The Sound Of Music

It’s becoming a habit, yo-yoing in and out of London on the train. Here at Hotel Washington, in Bristol, the sound of someone wonderful practising clarinet drifts in through the open window. If you look hard enough you can see the notes floating on the balmy air. The clarinet is singing plaintive old songs, memories of mists and mellow fruitfulness, sleepy slow loneliness, while I rest my head on the single bed, waiting for my time to play.
Why is this sound so romantic, so beautiful, so alluring, so charged, like a secret, like a promise?
So beautiful, the way it dances on the background sound bed, the familiar rumble and swoosh of city traffic, the constant of urban life. It is human energy, movement, tracing a twisted pattern of thought as it runs round my head, spilling technicolour balls of wool, unravelling like magic wires, dancing themselves beyond the laws of science and nature, every rhythm a dream, every note a new idea.
Then I’m in the club (Big Chill Bar for the record), talking, and I’m saying, above the sound of music:
This is the first time in the history of making music that it’s possible for the music never to exist physically. It’s a revolution, perhaps as massive as the point, only just over 100 years ago, when music was recorded for the first time. I never thought about it so specifically before but listening to that clarinet then going to the bar has really brought the thought into focus.
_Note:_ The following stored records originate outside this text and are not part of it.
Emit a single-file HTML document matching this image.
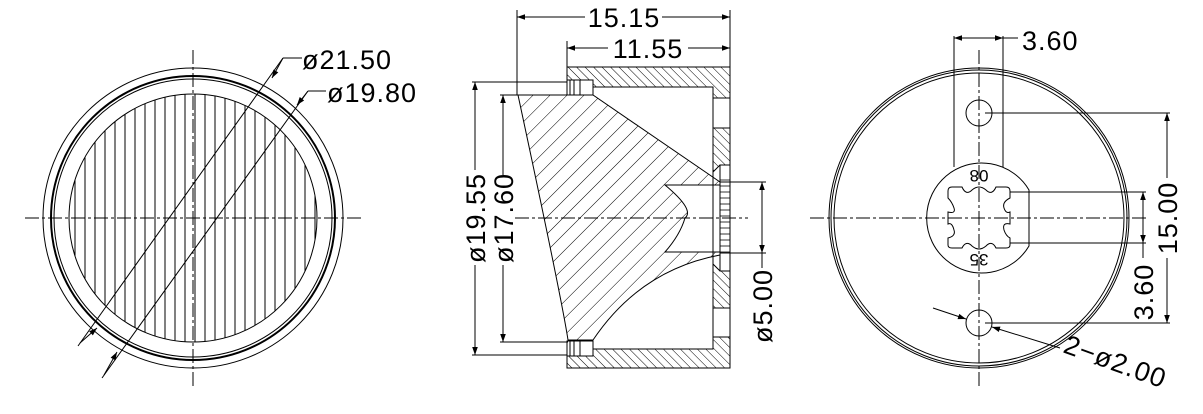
<!DOCTYPE html>
<html><head><meta charset="utf-8"><style>
html,body{margin:0;padding:0;background:#fff;}
svg{display:block;}
text{font-family:"Liberation Sans",sans-serif;font-size:27px;fill:#000;letter-spacing:1px;}
</style></head><body>
<svg width="1203" height="414" viewBox="0 0 1203 414" xmlns="http://www.w3.org/2000/svg">
<defs>
<pattern id="hv" width="10" height="10" patternUnits="userSpaceOnUse"><line x1="5" y1="0" x2="5" y2="10" stroke="#000" stroke-width="1"/></pattern>
<pattern id="h1" width="12" height="12" patternUnits="userSpaceOnUse" patternTransform="rotate(45)"><line x1="0" y1="0" x2="0" y2="12" stroke="#000" stroke-width="1"/></pattern>
<pattern id="h2" width="6" height="6" patternUnits="userSpaceOnUse" patternTransform="rotate(-45)"><line x1="0" y1="0" x2="0" y2="6" stroke="#000" stroke-width="1"/></pattern>
<marker id="a" viewBox="0 0 10 10" refX="10" refY="5" markerWidth="13" markerHeight="8" markerUnits="userSpaceOnUse" orient="auto"><path d="M0,1.5 L10,5 L0,8.5 Z" fill="#000"/></marker>
</defs>
<g fill="none" stroke="#000" stroke-width="1">
<!-- LEFT VIEW -->
<circle cx="193" cy="218" r="150"/>
<circle cx="193" cy="218" r="142" stroke-width="2"/>
<circle cx="193" cy="218" r="139"/>
<circle cx="193" cy="218" r="124" fill="url(#hv)"/>
<line x1="25" y1="218" x2="362" y2="218" stroke-dasharray="14,3,3,3"/>
<line x1="193" y1="50" x2="193" y2="386" stroke-dasharray="14,3,3,3"/>
<line x1="78" y1="346" x2="283" y2="58"/><line x1="283" y1="58" x2="302" y2="58"/>
<line x1="102" y1="378" x2="308" y2="91"/><line x1="308" y1="91" x2="326" y2="91"/>
<line x1="80" y1="343" x2="97" y2="328" marker-end="url(#a)"/>
<line x1="104" y1="375" x2="117" y2="352" marker-end="url(#a)"/>
<line x1="283" y1="58" x2="272" y2="78" marker-end="url(#a)"/>
<line x1="308" y1="91" x2="297" y2="105" marker-end="url(#a)"/>

<!-- MIDDLE VIEW -->
<path d="M567,67 H730 V98 H713 V87 H593 V80 H567 Z" fill="url(#h2)"/>
<path d="M567,368 H730 V337 H713 V349 H593 V356 H567 Z" fill="url(#h2)"/>
<path d="M713,128 H730 V165 H720 L713,172 Z" fill="url(#h2)"/>
<path d="M713,308 H730 V271 H720 L713,264 Z" fill="url(#h2)"/>
<line x1="713" y1="87" x2="713" y2="349"/>
<line x1="730" y1="67" x2="730" y2="368"/>
<rect x="720" y="165" width="10" height="106"/>
<g stroke-width="0.8">
<line x1="720" y1="180" x2="730" y2="180"/><line x1="720" y1="186" x2="730" y2="186"/><line x1="720" y1="192" x2="730" y2="192"/><line x1="720" y1="198" x2="730" y2="198"/><line x1="720" y1="204" x2="730" y2="204"/><line x1="720" y1="210" x2="730" y2="210"/><line x1="720" y1="216" x2="730" y2="216"/><line x1="720" y1="222" x2="730" y2="222"/><line x1="720" y1="228" x2="730" y2="228"/><line x1="720" y1="234" x2="730" y2="234"/><line x1="720" y1="240" x2="730" y2="240"/><line x1="720" y1="246" x2="730" y2="246"/><line x1="720" y1="252" x2="730" y2="252"/>
</g>
<rect x="567" y="80" width="13" height="15"/><rect x="580" y="80" width="13" height="15"/>
<line x1="570" y1="80" x2="570" y2="95"/><line x1="574" y1="80" x2="574" y2="95"/>
<rect x="567" y="341" width="13" height="15"/><rect x="580" y="341" width="13" height="15"/>
<line x1="570" y1="341" x2="570" y2="356"/><line x1="574" y1="341" x2="574" y2="356"/>
<path d="M518,95 H593 L720,182 V185 H665 Q695,210 685,218 Q680,235 665,252 H720 V255 Q640,270 593,340 H568 Q562,300 518,95 Z" fill="url(#h1)"/>
<line x1="517" y1="10" x2="517" y2="95"/>
<line x1="730" y1="10" x2="730" y2="67"/>
<line x1="567" y1="41" x2="567" y2="67"/>
<line x1="585" y1="17" x2="517" y2="17" marker-end="url(#a)"/>
<line x1="662" y1="17" x2="730" y2="17" marker-end="url(#a)"/>
<line x1="608" y1="48" x2="567" y2="48" marker-end="url(#a)"/>
<line x1="688" y1="48" x2="730" y2="48" marker-end="url(#a)"/>
<line x1="472" y1="82" x2="567" y2="82"/><line x1="472" y1="355" x2="567" y2="355"/>
<line x1="500" y1="95" x2="518" y2="95"/><line x1="500" y1="342" x2="568" y2="342"/>
<line x1="475" y1="170" x2="475" y2="82" marker-end="url(#a)"/>
<line x1="475" y1="265" x2="475" y2="355" marker-end="url(#a)"/>
<line x1="503" y1="175" x2="503" y2="95" marker-end="url(#a)"/>
<line x1="503" y1="265" x2="503" y2="342" marker-end="url(#a)"/>
<line x1="720" y1="182" x2="766" y2="182"/><line x1="720" y1="253" x2="766" y2="253"/>
<line x1="762" y1="215" x2="762" y2="182" marker-end="url(#a)"/>
<line x1="762" y1="215" x2="762" y2="253" marker-end="url(#a)"/>
<line x1="762" y1="253" x2="762" y2="268"/>
<line x1="515" y1="218" x2="748" y2="218" stroke-dasharray="14,3,3,3"/>

<!-- RIGHT VIEW -->
<circle cx="979" cy="218" r="150"/>
<circle cx="979" cy="218" r="148"/>
<circle cx="979" cy="218" r="145"/>
<circle cx="979" cy="113" r="13"/>
<circle cx="979" cy="323" r="13"/>
<path d="M1029,190 A55,55 0 1 0 1029,246 Z"/>
<path d="M952,187 H962 Q966,196 972,190 Q979,184 986,190 Q992,196 996,187 H1006 Q1010,187 1010,191 V198 Q1002,202 1004,208 Q1006,214 1010,212 V224 Q1002,222 1004,230 Q1006,236 1010,238 V245 Q1010,248 1006,248 H996 Q992,240 986,246 Q979,252 972,246 Q966,240 962,248 H952 Q948,248 948,245 V238 Q956,236 954,230 Q952,222 948,224 V212 Q956,214 954,208 Q952,202 948,198 V191 Q948,187 952,187 Z"/>
<line x1="810" y1="218" x2="1148" y2="218" stroke-dasharray="14,3,3,3"/>
<line x1="979" y1="50" x2="979" y2="386" stroke-dasharray="14,3,3,3"/>
<line x1="954" y1="36" x2="954" y2="167"/>
<line x1="1003" y1="36" x2="1003" y2="167"/>
<line x1="979" y1="38" x2="954" y2="38" marker-end="url(#a)"/>
<line x1="979" y1="38" x2="1003" y2="38" marker-end="url(#a)"/>
<line x1="1003" y1="38" x2="1018" y2="38"/>
<line x1="985" y1="113" x2="1170" y2="113"/>
<line x1="985" y1="323" x2="1170" y2="323"/>
<line x1="1167" y1="178" x2="1167" y2="113" marker-end="url(#a)"/>
<line x1="1167" y1="258" x2="1167" y2="323" marker-end="url(#a)"/>
<line x1="1010" y1="192" x2="1146" y2="192"/>
<line x1="1010" y1="243" x2="1146" y2="243"/>
<line x1="1143" y1="218" x2="1143" y2="192" marker-end="url(#a)"/>
<line x1="1143" y1="218" x2="1143" y2="243" marker-end="url(#a)"/>
<line x1="1143" y1="243" x2="1143" y2="258"/>
<line x1="933" y1="308" x2="966" y2="319" marker-end="url(#a)"/>
<line x1="1060" y1="348" x2="992" y2="327" marker-end="url(#a)"/>
</g>
<text x="302" y="69">ø21.50</text>
<text x="327" y="102">ø19.80</text>
<text x="624" y="27" text-anchor="middle">15.15</text>
<text x="648" y="58" text-anchor="middle">11.55</text>
<text transform="translate(485,218) rotate(-90)" text-anchor="middle">ø19.55</text>
<text transform="translate(513,218) rotate(-90)" text-anchor="middle">ø17.60</text>
<text transform="translate(772,306) rotate(-90)" text-anchor="middle">ø5.00</text>
<text x="1022" y="50">3.60</text>
<text transform="translate(1177,218) rotate(-90)" text-anchor="middle">15.00</text>
<text transform="translate(1153,292) rotate(-90)" text-anchor="middle">3.60</text>
<text transform="translate(1062,352) rotate(20)">2−ø2.00</text>
<text x="979" y="182" text-anchor="middle" style="font-size:17px;letter-spacing:0" transform="rotate(180 979 176)">08</text>
<text x="979" y="266" text-anchor="middle" style="font-size:17px;letter-spacing:0" transform="rotate(180 979 260)">35</text>
</svg>
</body></html>
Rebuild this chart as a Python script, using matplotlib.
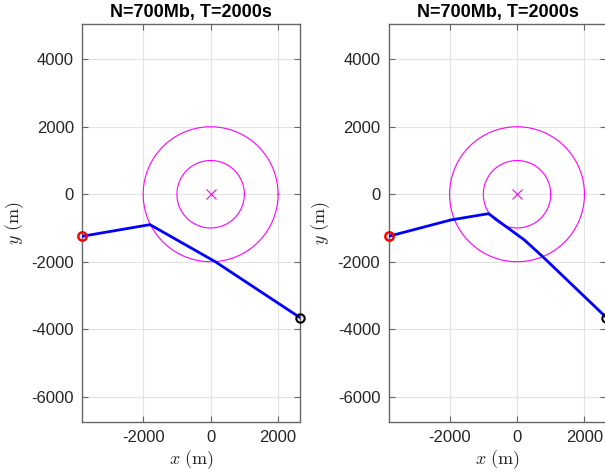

Much of the music I like now never leaves the digital domain. It is made on a laptop using virtual instruments / soft synths; it is mixed in a software programme using plug-in effects; mastered in another programme with more plug-ins; then distributed digitally for people to download it and listen to it on their computers. There’s nothing ‘real’ in the old sense of the word, about it. It’s all, always, ones and zeroes, it doesn’t actually, at any point, physically exist in any form.
And the covers of the records we used to buy and cherish are now used as cheap, quirly artwork on the walls of the bar. And when Dave Westernsoul plays his 7” singles he admits that lots of people don’t know what they are.
What does that say about the people who make digital music? What does that mean for that lovely person practising the real clarinet in a real flat in a real city called Bristol? What does that mean for the future of music? I don’t really know, but in some way it changes everything or at least shifts it somewhere else and that somewhere is going to be really interesting.